Ощущение рода

Падения и взлеты

   Не зря Сергей Викулов написал «не подводите меня…», не зря… Видимо, ощутил надлом в душе Константина.

   «В 1977 году начинается черная полоса в моей жизни, - отмечает Рябенький. - В мае умирает моя мама. 5 декабря я ломаю ногу и по справке гуляю три месяца без денег. От меня уходит любимая женщина. Я остаюсь один. Вхожу в «загул», который продолжается без малого целый год. Ненадежные друзья и знакомые тут же отворачиваются от меня. Окружать меня начинают случайные «дружки». Деньги, полученные за вторую книгу стихов «Снегириная ветка», улетают на улицу. И все же я нахожу в себе силы встать на ноги, после двух неудачных попыток свести счеты с жизнью. Работаю в РСУ на пилораме. Но наша доблестная милиция не дремлет. Я ей порядком поднадоел, и она принимает все меры для того, чтобы убрать меня из города. В конце февраля 1984 года самый «гуманный и справедливый» народный суд дает мне 2 года принудительного лечения в ЛТП, которое находилось в городе Бежецке. Так как у меня больное сердце, то от лечения антаубсом я освобождаюсь, и мне назначают лечение медным купоросом. Этот медный купорос проедает стенки моего желудка, и я оказываюсь в санчасти с язвой размером 29 на 19 мм. Четыре месяца врачи лечат мне язву, после чего сдает сердце. В мае 1986 года меня комиссуют. Вернулся я в родной город ходячим трупом. Поступаю на работу в Вышгорторг в качестве грузчика-экспедитора…».

   Кто знает, как сложилась бы дальнейшая судьба К. В. Рябенького, если бы его не продолжали всячески поддерживать С.В. Викулов и Н.К. Старшинов. В 1989-м поэт из Вышнего Волочка становится членом Союза писателей СССР. Его принимают на Высшие литературные курсы при Литературном институте имени Горького, которые он оканчивает в 1991-м. Поэтический семинар на курсах вел поэт Юрий Кузнецов, при жизни ставший классиком. «Если обсуждалась чья- то рукопись, - вспоминает Константин, - Юрий Поликарпович в конце всегда спрашивал: «А что скажет сермяжный мужик?» Привыкший говорить только голую правду, как это мы всегда делали в литобъединении, я резал правду-матку в глаза и, каюсь, не всегда был мягок со своими однокурсниками, что и поныне нет-нет и опечалит.
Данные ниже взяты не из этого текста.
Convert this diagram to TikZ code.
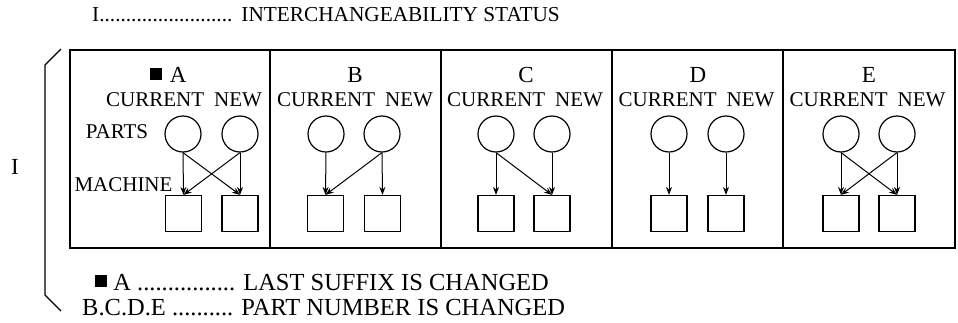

К этому времени мне уже порядком надоело показывать свои стихи литконсультантам. Я спокойно прослушивал лекции в институте, писал новые стихи. Николай Константинович Старшинов переживал за меня, боялся, что мощный напор маститого поэта Юрия Кузнецова подомнет меня, превратит в его эпигона, но я крепко уже стоял на ногах…».

   Учеба на Высших курсах оказалась для К. Рябенького благотворной. В 1992-м выходит его «Березовое зеркало», подкупающее образностью языка и остротой чувств. В 1993-м - «Затяжное ненастье». Название  книги ассоциировалось с трудным периодом в жизни страны, а со страниц веяло ищущей выхода энергией гражданского чувства. Впрочем, познакомились мы с ним значительно раньше, этих приятных для него событий - в конце 70-х. В молодежной газете «Смене», которую я редактировал, работала поэтесса Галина Безрукова. Приезжая в Калинин, Константин часто навещал ее в «светелке» на втором этаже особняка по улице Радищева, где располагалась редакция. Приходили и другие тверские поэты, писатели. Обсуждали стихи, нещадно чадили табачным дымом, пили чай и еще кое-что посущественнее. Спустившись по лесенке, Рябенький заглядывал в мой кабинет, многозначительно произнося: «А Галька-то талантливая».

   Тогда, помню, возникала неловкая коллизия. Я был моложе Константина на год, называл его на «ты» и по имени. Но разница в социальном положении (он - шофер или грузчик, я - начальник второй по значимости областной газеты) обернулась тем, что он обращался ко мне на «вы» и по имени-отчеству.